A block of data
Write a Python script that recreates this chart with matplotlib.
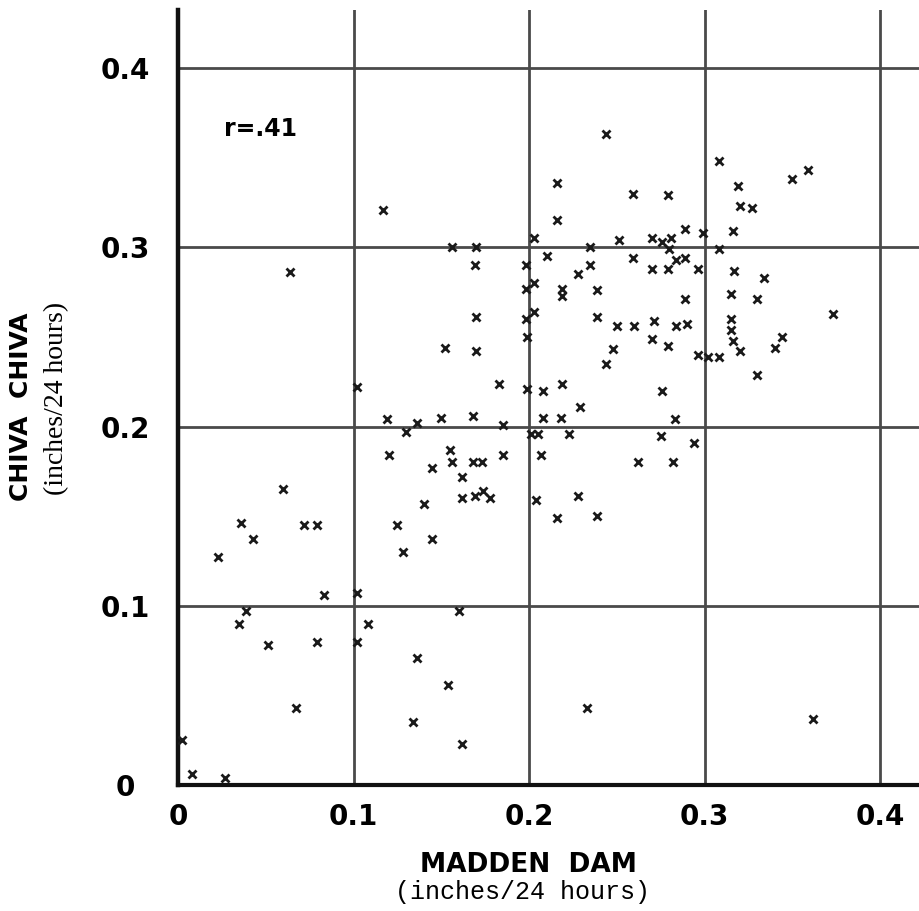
import matplotlib
matplotlib.use("Agg")
import matplotlib.pyplot as plt

# Daily rainfall pairs (inches/24 hours)
madden_dam = [
    0.117, 0.156, 0.170, 0.203, 0.064, 0.169, 0.198, 0.210, 0.198, 0.203,
    0.244, 0.216, 0.216, 0.308, 0.319, 0.350, 0.359, 0.320, 0.327, 0.235,
    0.251, 0.259, 0.279, 0.270, 0.276, 0.281, 0.289, 0.299, 0.308, 0.316,
    0.280, 0.259, 0.284, 0.289, 0.235, 0.228, 0.270, 0.279, 0.296, 0.317,
    0.334, 0.219, 0.239, 0.315, 0.289, 0.330, 0.219, 0.373, 0.203, 0.198,
    0.239, 0.250, 0.260, 0.271, 0.284, 0.290, 0.315, 0.315, 0.316, 0.270,
    0.279, 0.199, 0.248, 0.244, 0.296, 0.302, 0.308, 0.320, 0.344, 0.340,
    0.330, 0.199, 0.208, 0.219, 0.276, 0.229, 0.208, 0.218, 0.283, 0.185,
    0.205, 0.223, 0.275, 0.294, 0.185, 0.207, 0.262, 0.282, 0.204, 0.228,
    0.216, 0.239, 0.102, 0.170, 0.152, 0.170, 0.183, 0.119, 0.136, 0.150,
    0.168, 0.130, 0.120, 0.155, 0.145, 0.156, 0.168, 0.173, 0.162, 0.060,
    0.140, 0.162, 0.169, 0.174, 0.178, 0.036, 0.072, 0.079, 0.043, 0.125,
    0.145, 0.128, 0.023, 0.083, 0.102, 0.039, 0.035, 0.051, 0.079, 0.108,
    0.102, 0.160, 0.136, 0.154, 0.067, 0.134, 0.162, 0.002, 0.008, 0.027,
    0.233, 0.362, 0.201,
]
chiva_chiva = [
    0.321, 0.300, 0.300, 0.305, 0.286, 0.290, 0.290, 0.295, 0.277, 0.280,
    0.363, 0.336, 0.315, 0.348, 0.334, 0.338, 0.343, 0.323, 0.322, 0.300,
    0.304, 0.330, 0.329, 0.305, 0.303, 0.305, 0.310, 0.308, 0.299, 0.309,
    0.299, 0.294, 0.293, 0.294, 0.290, 0.285, 0.288, 0.288, 0.288, 0.287,
    0.283, 0.277, 0.276, 0.274, 0.271, 0.271, 0.273, 0.263, 0.264, 0.260,
    0.261, 0.256, 0.256, 0.259, 0.256, 0.257, 0.260, 0.254, 0.248, 0.249,
    0.245, 0.250, 0.243, 0.235, 0.240, 0.239, 0.239, 0.242, 0.250, 0.244,
    0.229, 0.221, 0.220, 0.224, 0.220, 0.211, 0.205, 0.205, 0.204, 0.201,
    0.196, 0.196, 0.195, 0.191, 0.184, 0.184, 0.180, 0.180, 0.159, 0.161,
    0.149, 0.150, 0.222, 0.261, 0.244, 0.242, 0.224, 0.204, 0.202, 0.205,
    0.206, 0.197, 0.184, 0.187, 0.177, 0.180, 0.180, 0.180, 0.172, 0.165,
    0.157, 0.160, 0.161, 0.164, 0.160, 0.146, 0.145, 0.145, 0.137, 0.145,
    0.137, 0.130, 0.127, 0.106, 0.107, 0.097, 0.090, 0.078, 0.080, 0.090,
    0.080, 0.097, 0.071, 0.056, 0.043, 0.035, 0.023, 0.025, 0.006, 0.004,
    0.043, 0.037, 0.196,
]

grid_ticks = [0.1, 0.2, 0.3, 0.4]
tick_values = [0, 0.1, 0.2, 0.3, 0.4]
tick_labels = ["0", "0.1", "0.2", "0.3", "0.4"]

fig = plt.figure(figsize=(9.19, 9.11), dpi=100)
ax = fig.add_axes([0.1937, 0.1383, 0.8063, 0.8507])
ax.set_xlim(0, 0.4222)
ax.set_ylim(0, 0.4324)

# grid of the original graph paper
for v in grid_ticks:
    ax.axvline(v, color="#4a4a4a", lw=2.0, zorder=1)
    ax.axhline(v, color="#4a4a4a", lw=2.0, zorder=1)

ax.plot(madden_dam, chiva_chiva, ls="none", marker="x", ms=6, mew=2.0,
        color="#1a1a1a", zorder=3)

ax.spines["top"].set_visible(False)
ax.spines["right"].set_visible(False)
ax.spines["left"].set_linewidth(3.2)
ax.spines["bottom"].set_linewidth(3.0)
ax.spines["left"].set_color("#111111")
ax.spines["bottom"].set_color("#111111")

ax.set_xticks(tick_values)
ax.set_xticklabels(tick_labels, fontsize=20, fontweight="bold")
ax.set_yticks(tick_values)
ax.set_yticklabels(tick_labels, fontsize=20, fontweight="bold", ha="center")
ax.tick_params(axis="x", length=0, pad=13)
ax.tick_params(axis="y", length=0, pad=38)

ax.text(0.026, 0.366, "r=.41", fontsize=17, fontweight="bold", va="center")

fig.text(0.575, 0.050, "MADDEN  DAM", fontsize=19, fontweight="bold",
         ha="center", va="center")
fig.text(0.569, 0.021, "(inches/24 hours)", fontsize=18,
         family="Liberation Mono", ha="center", va="center")

fig.text(0.023, 0.554, "CHIVA  CHIVA", fontsize=18, fontweight="bold",
         rotation=90, ha="center", va="center")
fig.text(0.062, 0.563, "(inches/24 hours)", fontsize=20,
         family="Liberation Serif", rotation=90, ha="center", va="center")

fig.savefig("out.png", dpi=100)
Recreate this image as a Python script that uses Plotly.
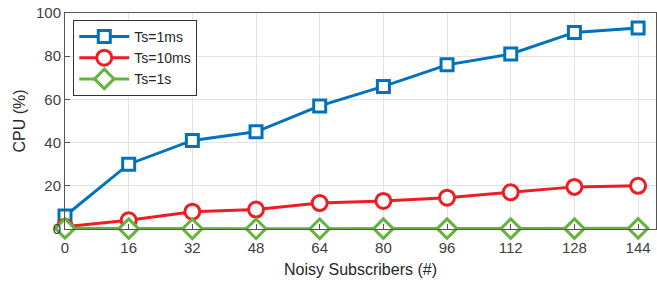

[What the exercise asks] Repeat, exactly and in full, each line from the start of the data to the line that contains "import matplotlib.pyplot as plt". Pictures do not go in.

[Completed task]
Write a Python script that recreates this chart with matplotlib.
import matplotlib
matplotlib.use("Agg")
import matplotlib.pyplot as plt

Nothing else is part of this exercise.